O filme se inicia com a equipe cinematográfica chegando à Cochabamba para realizar um filme sobre a chegada dos exploradores espanhóis no continente americano. O diretor Sebastián, interpretado pelo ator mexicano Gael García Bernal (1978-), e o produtor Costa, interpretado pelo ator espanhol Luis Tosar (1971-), são os principais membros da equipe de filmagem; juntamente com os atores e profissionais ensaiam e realizam a produção, filmagem e pós-produção. Os produtores decidem filmar na cidade boliviana e não nas ilhas do Caribe, pois os custos de filmagem são menores, visto que tanto a mão-de-obra quanto os recursos materiais para rodar o filme são abundantes e baratos.
Em meio à miséria da população há o contraste entre os membros da equipe de filmagem e a população local. O objetivo de Sebastiana e de Costa é o de apenas terminar as filmagens, enquanto dos habitantes é o de sobreviver contra a pobreza e a exploração. A população se organiza, um dos representantes da população é Daniel, um descendente dos Quéchua, ele é um dos grandes lutadores contra os desmandos políticos em favor do capital estrangeiro, interpretando ainda o líder Hatuey da tribo Taíno no filme, que está sendo filmado por Sebastián. A história se repete, assim como na história de Hatuey, Daniel também tem que lutar, mas agora tem também o compromisso de atuar.

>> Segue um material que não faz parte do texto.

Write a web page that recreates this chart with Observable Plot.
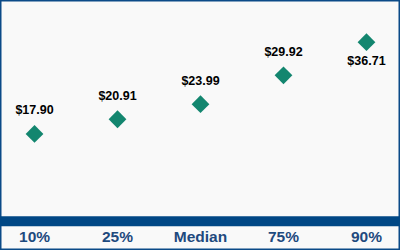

O principal recurso cinematográfico utilizado para juntar os três eixos da história é o da metalinguagem, que pode ser definida como uma função da linguagem no qual a linguagem fala da própria linguagem. Ou seja, no caso de “Também a Chuva” o recurso é recorrente na medida em que acompanhamos a equipe de filmagens, e as dificuldades de produção, de modo que o cinema fala dele mesmo, o que vemos é o filme dentro do filme, ou ainda a história dentro da história. Pois, no caso das condições político-sociais da América Latina, elas se repetem e com o recurso da metalinguagem estes elementos ganham destaque, pois a mesma subjugação e miséria advindas da chegada dos espanhóis continuam sendo a mesma com a chegada das multinacionais e do capital estrangeiro.
“Também a Chuva” se encaixaria nas esteiras dos “filmes políticos” na linha de cineastas como o britânico Ken Loach (1936-) e o grego Costa-Gavras (1933-). O filme conta com o roteirista Paul Laverty, que roteirizou diversos filmes de Loach, como “Pão e Rosas” (Bread and Roses, 2.000, RU) e “Ventos da Liberdade” (The Wind that Shakes the Barley, 2006, RU). A própria diretora Icíar Bollaín, que também é atriz, atuou na produção de Loach sobre a Guerra Civil Espanhola (1936-1939) chamada “Terra e Liberdade” (Land and Freedom, 1995, RU) e ainda publicou um livro sobre o diretor britânico intitulado “Ken Loach, un observador solidario” (sem tradução para o português).
O ponto central do filme “Também a Chuva” é a questão da colonização, subjugação e miséria dos povos latino-americanos. O filme de Sebastián mostra a colonização do ponto de vista histórico na sua gênese, enquanto o de Icíar Bollaín faz uma síntese do processo, mostrando não só o início, mas também o presente. No entanto, há esperanças, já que com a organização e com a luta, a população de Cochabamba conseguiu a desprivatização do Departamento de Águas. Ao final, tem-se que, caso não haja organização e luta, as Veias da América Latina continuarão abertas, jorrando riquezas e vidas, com duas cores que amorosamente se enlaçam, formando um terceiro tom, a que chamamos aurora. Yaku!